> [What is required] Look through the lines below and extract each one that contains "chart".

> [Information shown]
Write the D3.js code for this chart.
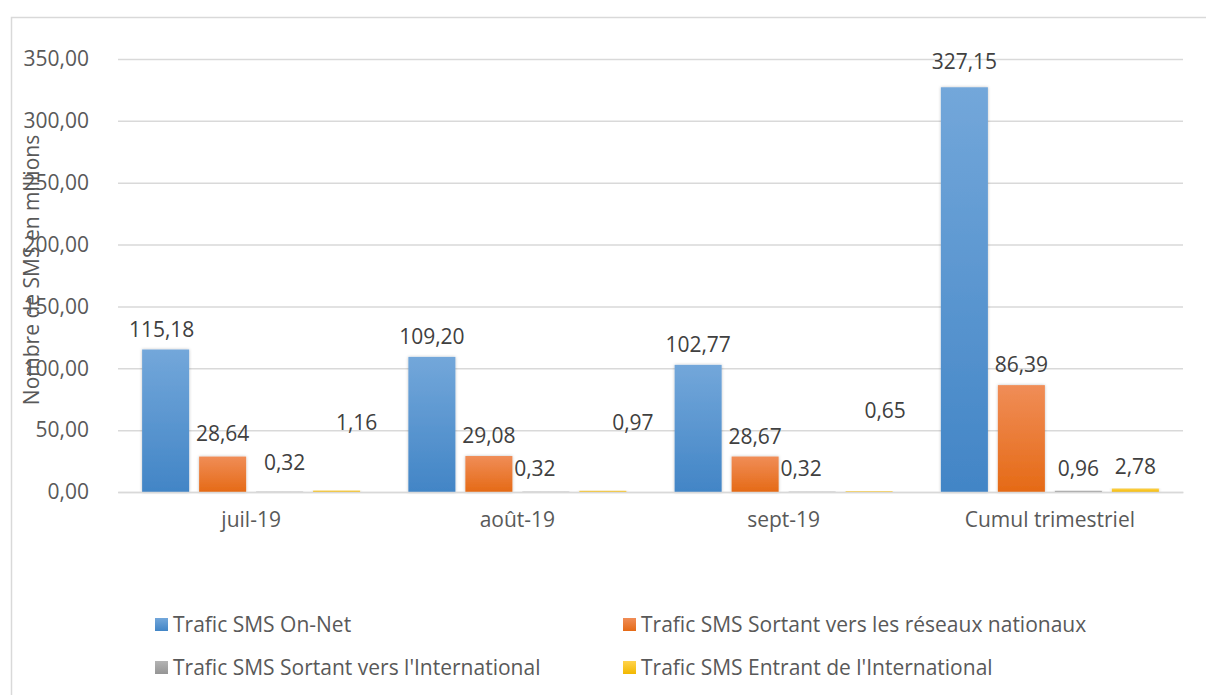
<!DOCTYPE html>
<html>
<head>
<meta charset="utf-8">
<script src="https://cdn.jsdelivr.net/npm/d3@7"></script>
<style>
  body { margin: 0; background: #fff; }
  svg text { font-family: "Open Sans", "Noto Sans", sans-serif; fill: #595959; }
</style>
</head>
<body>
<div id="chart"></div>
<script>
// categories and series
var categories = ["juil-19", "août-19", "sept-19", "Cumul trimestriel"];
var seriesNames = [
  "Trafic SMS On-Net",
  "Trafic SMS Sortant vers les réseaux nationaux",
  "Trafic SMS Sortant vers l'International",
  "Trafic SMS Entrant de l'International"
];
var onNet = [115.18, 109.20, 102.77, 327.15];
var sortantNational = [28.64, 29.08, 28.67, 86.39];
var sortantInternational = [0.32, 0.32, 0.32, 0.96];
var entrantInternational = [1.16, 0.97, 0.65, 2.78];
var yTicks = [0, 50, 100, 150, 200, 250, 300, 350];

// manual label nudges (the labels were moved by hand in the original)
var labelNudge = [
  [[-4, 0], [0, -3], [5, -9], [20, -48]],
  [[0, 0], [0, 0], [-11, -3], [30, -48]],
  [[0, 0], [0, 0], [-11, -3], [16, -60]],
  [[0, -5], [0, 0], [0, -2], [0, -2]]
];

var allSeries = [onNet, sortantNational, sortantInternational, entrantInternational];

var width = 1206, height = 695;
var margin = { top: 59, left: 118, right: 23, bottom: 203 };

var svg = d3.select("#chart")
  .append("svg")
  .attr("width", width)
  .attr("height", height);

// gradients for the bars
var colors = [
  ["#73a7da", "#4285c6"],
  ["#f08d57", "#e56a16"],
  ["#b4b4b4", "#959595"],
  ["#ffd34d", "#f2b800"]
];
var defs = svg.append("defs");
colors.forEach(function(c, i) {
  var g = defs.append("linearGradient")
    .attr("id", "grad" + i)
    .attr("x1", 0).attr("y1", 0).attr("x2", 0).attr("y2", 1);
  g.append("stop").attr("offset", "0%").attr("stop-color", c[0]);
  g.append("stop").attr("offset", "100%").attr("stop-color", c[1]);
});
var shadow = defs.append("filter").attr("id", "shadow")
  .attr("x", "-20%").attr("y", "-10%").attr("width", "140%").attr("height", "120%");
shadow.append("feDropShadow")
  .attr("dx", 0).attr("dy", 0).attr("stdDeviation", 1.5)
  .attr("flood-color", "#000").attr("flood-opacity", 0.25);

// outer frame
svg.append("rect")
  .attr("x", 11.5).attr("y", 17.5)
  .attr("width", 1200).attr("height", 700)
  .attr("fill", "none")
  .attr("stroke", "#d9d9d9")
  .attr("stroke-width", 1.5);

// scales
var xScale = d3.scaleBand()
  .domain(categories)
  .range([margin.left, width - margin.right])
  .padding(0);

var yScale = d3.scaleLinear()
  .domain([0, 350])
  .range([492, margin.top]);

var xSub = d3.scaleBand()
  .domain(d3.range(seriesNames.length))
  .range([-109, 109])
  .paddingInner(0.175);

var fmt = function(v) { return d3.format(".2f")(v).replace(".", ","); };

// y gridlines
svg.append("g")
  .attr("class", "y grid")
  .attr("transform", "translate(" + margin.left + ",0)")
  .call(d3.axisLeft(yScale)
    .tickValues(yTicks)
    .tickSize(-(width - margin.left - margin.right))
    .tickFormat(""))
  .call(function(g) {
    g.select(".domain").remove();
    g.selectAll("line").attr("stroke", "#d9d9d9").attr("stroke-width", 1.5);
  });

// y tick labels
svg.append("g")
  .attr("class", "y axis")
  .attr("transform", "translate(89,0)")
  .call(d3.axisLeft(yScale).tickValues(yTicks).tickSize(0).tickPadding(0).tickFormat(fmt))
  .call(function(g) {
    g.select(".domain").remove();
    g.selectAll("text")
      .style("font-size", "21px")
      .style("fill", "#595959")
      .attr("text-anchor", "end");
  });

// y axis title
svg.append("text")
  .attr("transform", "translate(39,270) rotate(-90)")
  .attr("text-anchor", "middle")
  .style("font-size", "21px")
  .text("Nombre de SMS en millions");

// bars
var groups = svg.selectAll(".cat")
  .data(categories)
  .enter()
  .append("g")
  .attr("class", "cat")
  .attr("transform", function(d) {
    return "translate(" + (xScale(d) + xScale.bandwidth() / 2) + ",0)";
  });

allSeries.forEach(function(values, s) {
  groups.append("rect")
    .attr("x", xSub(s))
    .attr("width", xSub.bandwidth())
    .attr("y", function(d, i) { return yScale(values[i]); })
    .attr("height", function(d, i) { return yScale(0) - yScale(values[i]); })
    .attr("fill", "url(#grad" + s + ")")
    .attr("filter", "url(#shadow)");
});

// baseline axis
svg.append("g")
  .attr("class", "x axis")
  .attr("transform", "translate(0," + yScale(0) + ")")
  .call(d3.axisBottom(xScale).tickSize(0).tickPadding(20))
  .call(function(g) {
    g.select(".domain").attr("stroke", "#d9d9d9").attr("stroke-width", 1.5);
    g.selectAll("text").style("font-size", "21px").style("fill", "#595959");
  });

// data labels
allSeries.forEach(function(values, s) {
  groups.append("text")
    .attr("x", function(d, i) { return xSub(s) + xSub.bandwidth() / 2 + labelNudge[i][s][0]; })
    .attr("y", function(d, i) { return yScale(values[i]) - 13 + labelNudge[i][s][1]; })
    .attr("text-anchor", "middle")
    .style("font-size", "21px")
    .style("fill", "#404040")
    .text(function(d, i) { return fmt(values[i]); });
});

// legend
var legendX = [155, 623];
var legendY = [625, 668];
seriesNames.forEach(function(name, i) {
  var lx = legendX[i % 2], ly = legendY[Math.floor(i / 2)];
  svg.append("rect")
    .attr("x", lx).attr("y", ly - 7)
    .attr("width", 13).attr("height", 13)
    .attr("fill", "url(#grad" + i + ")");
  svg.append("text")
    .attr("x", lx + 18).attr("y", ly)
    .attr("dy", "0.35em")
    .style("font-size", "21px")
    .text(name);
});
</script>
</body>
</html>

> [Full solution]
Write the D3.js code for this chart.
<div id="chart"></div>
var svg = d3.select("#chart")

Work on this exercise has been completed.